Monday, November 22, 2010

Bright spots in a rough day

I suppose it's just the end of the semester looming, but today was really rough for a couple of reasons:
1. I'm sad that my family gets to be together in NC while I'm here (even though they'll be here in one day and a wakeup)

2. I'm a little overwhelmed by everything that needs to get done before December

3. My foot hurts

4. The library is insisting that I lost a book that I know I returned

5. My laptop bottom is cracked, so I have to leave work tomorrow to go to the Apple store to see what they can do about it

However, today hasn't been all bad. For everything that's upset me today, there's been something positive to balance it out.

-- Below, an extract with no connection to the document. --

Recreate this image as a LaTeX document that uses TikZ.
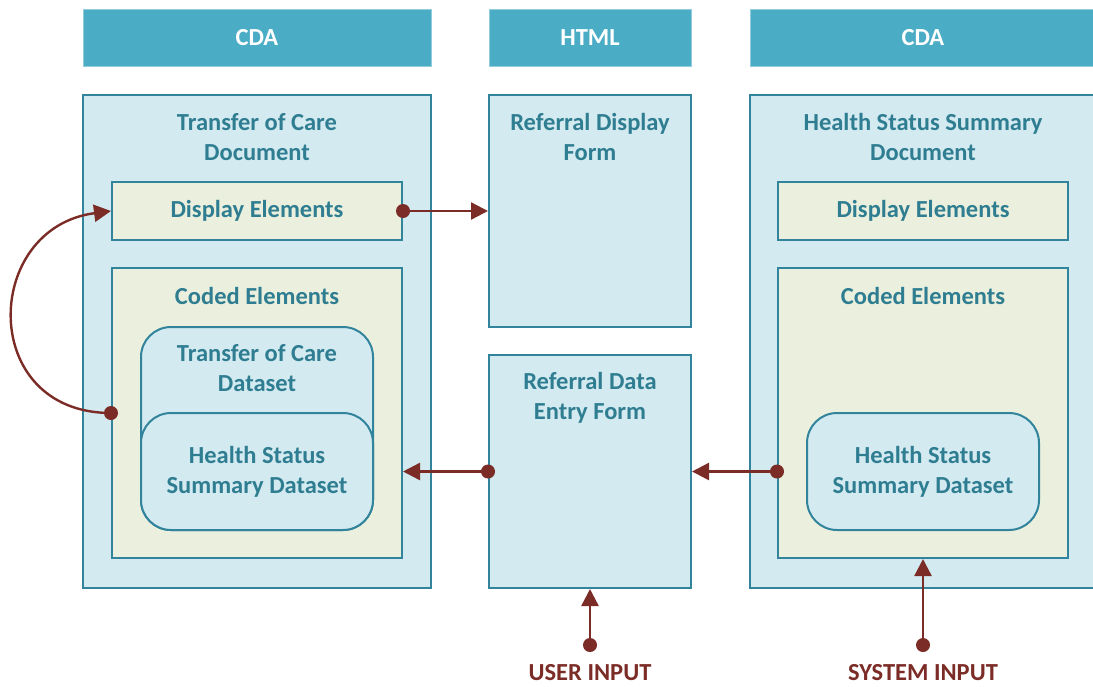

First, when I parked at school today, one of the compact car spots was open, which is never the case. And since I drive a little car, I got to park there, which made me pretty cheerful. The parking garage leads me to #2. I was walking to the library, minding my own business when a running guy brushed by me-he didn't actually touch me, but he was close enough that it scared me to death. I let out a gasp because I was wrapped up in my own world and that startled me out of it. He called "sorry" over his shoulder, but then when I got further up the street, I saw that he had stopped to apologize properly. He said that he hadn't really been paying attention because of his iPod, and asked several times if I was OK. Of course I was, but his kindness in actually taking the time to make sure made me grateful for human kindness in general.

Third, I have a new pair of shoes! A woman in my Old English class got them, wore them once and found that they hurt her feet, so she passed them on to me. They're oxblood (which is about the worst color name I can think of) leather heels-not practical for cobblestones, but oh so pretty for other things :)

Fourth, I had a bit of a breakdown this evening and rather than sit around feeling sorry for myself and eating a bunch of crap, I decided to clean my apartment really well. 2 hours later and I have a clean apartment (#5!), but I feel much better about myself. Lately I've renewed my commitment to taking care of myself, because I'm seeing how much of a physical toll being in grad school takes on a body; if I'm going to be in this kind of environment professionally, I need to make sure that I'm in tip-top shape. So the fact that I kept my commitment to that makes me pretty proud of myself. Also, I am now exhausted, so I'm off to bed. Maybe one of these days I'll become a regular blogger. Maybe.